The process of standardizing data units, formats, and structures across diverse data sources is known as ________.
- Data Cleansing
- Data Harmonization
- Data Integration
- Data Segmentation
Data Harmonization involves standardizing data units, formats, and structures across diverse data sources to ensure consistency and compatibility. It's crucial in creating a unified view of the organization's data.
In Dimensional Modeling, a ________ is a type of slowly changing dimension where all historical attributes are preserved.
- Type 1 Dimension
- Type 2 Dimension
- Type 3 Dimension
- Type 4 Dimension
In Dimensional Modeling, a Type 3 Dimension is a slowly changing dimension where only the most recent value is stored alongside historical values, preserving all historical attributes for analysis and reporting purposes.
Which of the following is NOT a component of a data governance framework?
- Data modeling
- Data quality management
- Data security
- Data stewardship
Data modeling is not typically considered a direct component of a data governance framework. While it plays a crucial role in database design and management, it is distinct from the governance processes focused on establishing policies, standards, and accountability for data management and usage.
Scenario: You are designing an ERD for a university database. Each student can enroll in multiple courses, and each course can have multiple students enrolled. What type of relationship would you represent between the "Student" and "Course" entities?
- Many-to-Many
- Many-to-One
- One-to-Many
- One-to-One
The relationship between "Student" and "Course" entities in this scenario is Many-to-Many, as each student can enroll in multiple courses, and each course can have multiple students enrolled, forming a many-to-many relationship.
________ is a technique used in ETL optimization to reduce the time taken to load data into the target system.
- Aggregation
- Data Masking
- Denormalization
- Incremental Load
Incremental load is a technique used in ETL optimization where only the changes or new data are loaded into the target system, reducing the time and resources required for data loading processes.
What are some common technologies used for stream processing in real-time data processing systems?
- Apache Kafka, Apache Flink, Apache Storm, Apache Samza
- Hadoop, MongoDB, Redis, PostgreSQL
- Python, Java, C++, Ruby
- TensorFlow, PyTorch, Keras, Scikit-learn
Common technologies for stream processing in real-time data processing systems include Apache Kafka, Apache Flink, Apache Storm, and Apache Samza. These technologies are specifically designed to handle high-throughput, low-latency data streams, offering features like scalability, fault tolerance, and exactly-once processing semantics. They enable real-time processing of data streams, facilitating applications such as real-time analytics, monitoring, and event-driven architectures.

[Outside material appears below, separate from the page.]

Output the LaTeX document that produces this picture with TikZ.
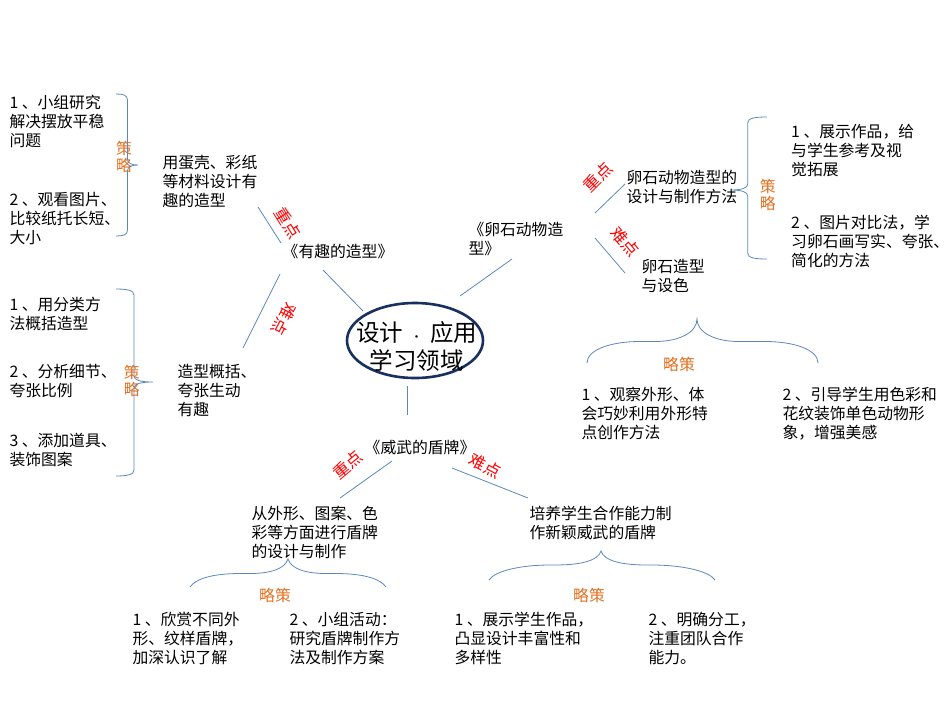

What are some common tools or frameworks used for building batch processing pipelines?
- Apache Beam, Apache Samza, Storm
- Apache Kafka, RabbitMQ, Amazon Kinesis
- Apache Spark, Apache Hadoop, Apache Flink
- TensorFlow, PyTorch, scikit-learn
Common tools or frameworks for building batch processing pipelines include Apache Spark, Apache Hadoop, and Apache Flink. These frameworks offer distributed processing capabilities, fault tolerance, and scalability, making them suitable for handling large volumes of data in batch mode efficiently. They provide features such as parallel processing, fault recovery, and resource management to streamline batch data processing workflows.
What is the primary objective of real-time data processing?
- Data archival and storage
- Immediate data analysis and response
- Long-term trend analysis
- Scheduled data backups
The primary objective of real-time data processing is to enable immediate analysis and response to incoming data streams. Real-time processing systems are designed to handle data as it arrives, allowing organizations to make timely decisions, detect anomalies, and take appropriate actions without delay. This capability is crucial in various applications such as financial trading, monitoring systems, and online retail for providing instant insights and ensuring operational efficiency.
Which of the following is an example of a real-time data processing use case?
- Annual report generation
- Batch processing of historical data
- Data archival
- Fraud detection in financial transactions
Fraud detection in financial transactions is an example of a real-time data processing use case where incoming transactions are analyzed instantly to identify suspicious patterns or anomalies, enabling timely intervention to prevent potential fraud. Real-time processing is crucial in such scenarios to minimize financial losses and maintain trust in the system.
Scenario: You are tasked with designing a new database for an e-commerce platform. What type of data model would you start with to capture the high-level business concepts and requirements?
- Conceptual Data Model
- Entity-Relationship Diagram (ERD)
- Logical Data Model
- Physical Data Model
A Conceptual Data Model would be the most appropriate choice to capture high-level business concepts and requirements without concerning about implementation details. It focuses on entities, attributes, and relationships.